What helped launch solar and wind power in Alberta was the province’s electricity market, unique in Canada, where sellers of power can strike deals directly with buyers. This propelled renewable power, including in 2021 when Amazon agreed to buy the majority of the power from what would become the country’s largest solar farm. That underpinned Amazon’s plans to invest more than $3-billion at a new facility in Calgary and Alberta was dubbed the country’s capital of wind and solar power.

It seemed like a perfect story: the province that was Canada’s leader in the 20th century energy of fossil fuels would be the country’s leader in the 21st century fuels of solar and wind.

That ended last summer, when Premier Danielle Smith’s United Conservative Party halted solar and wind project approvals. The government said the industry was growing too fast. Alberta has never shut down new oil projects in the face of breakneck development, not even in the mid-2000s when growth in the oil sands was unruly and former premier Peter Lougheed called for a pause.

Last week, the province lifted the clean power halt but issued new rules (with more to come) that apply only to one industry. It is an attack on private business and it’s an attack on landowners’ rights. It is un-Albertan – the exact opposite of the principles the province holds dear.
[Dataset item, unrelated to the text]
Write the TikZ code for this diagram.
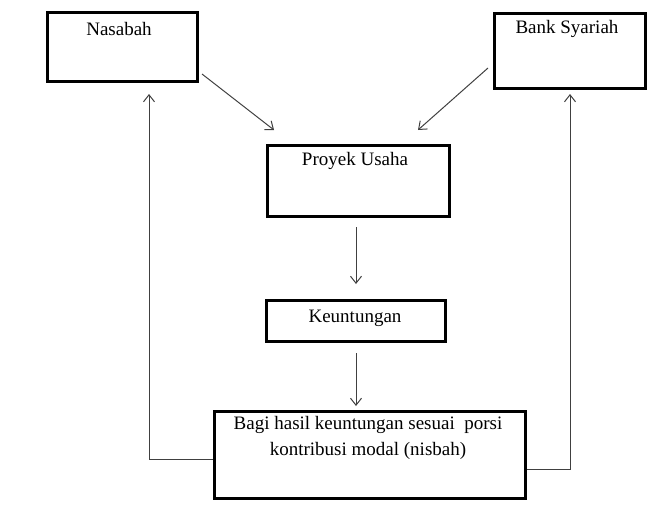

The main restrictions limit where projects can be built but the UCP hasn’t released key details. There is talk of “pristine viewscapes,” affecting as much as three-quarters of southern Alberta, yet the only certainty at present is fossil fuels will not face the same restrictions. The bottom line is the Alberta government will prevent private landowners from doing deals of their own volition with developers of renewable power. It’s hard to imagine Ms. Smith preventing an oil or natural gas well on private land in the Foothills because it would mar the view of the Rocky Mountains.

This government attack on one industry is not a random event. While Ms. Smith says she supports net zero emissions by 2050, her actions are effectively working to ensure Alberta falls short. She opposes Ottawa’s goal to cut most emissions from power generation by 2035. Alberta is, she claims, “a natural-gas province.” Favouring fossil fuels and slowing clean power is the UCP strategy.

This thinking isn’t new. When Jason Kenney was premier, and Amazon invested in Alberta because of clean power, the government didn’t even mention solar power. In last week’s provincial budget, the word oil appears 126 times. The word solar appears once.

There are absolutely challenges in the development of renewable power, the same as with any form of energy. There are questions of transmission infrastructure and the need for widespread battery storage. Alberta is investing billions of dollars to subsidize carbon capture for the fossil fuel industry. Where is the public money for solar and wind?

There’s plenty of investor money. Companies plowed $6.3-billion into clean power in Alberta since 2019, according to Business Renewables Centre-Canada. Proposed projects through to 2028, if they can proceed, could attract $36-billion. That’s big-time money on the scale of the oil sands boom of the 2000s.

Clean power is taking off across the country and around the world. British Columbia, Ontario and Quebec are all readying major investments. More than half the electricity in the industrial powerhouse of Germany is generated by renewables. In Alberta, it’s less than 20 per cent. It could be much more – if Ms. Smith and the UCP weren’t purposefully trying to prevent a burgeoning industry from succeeding.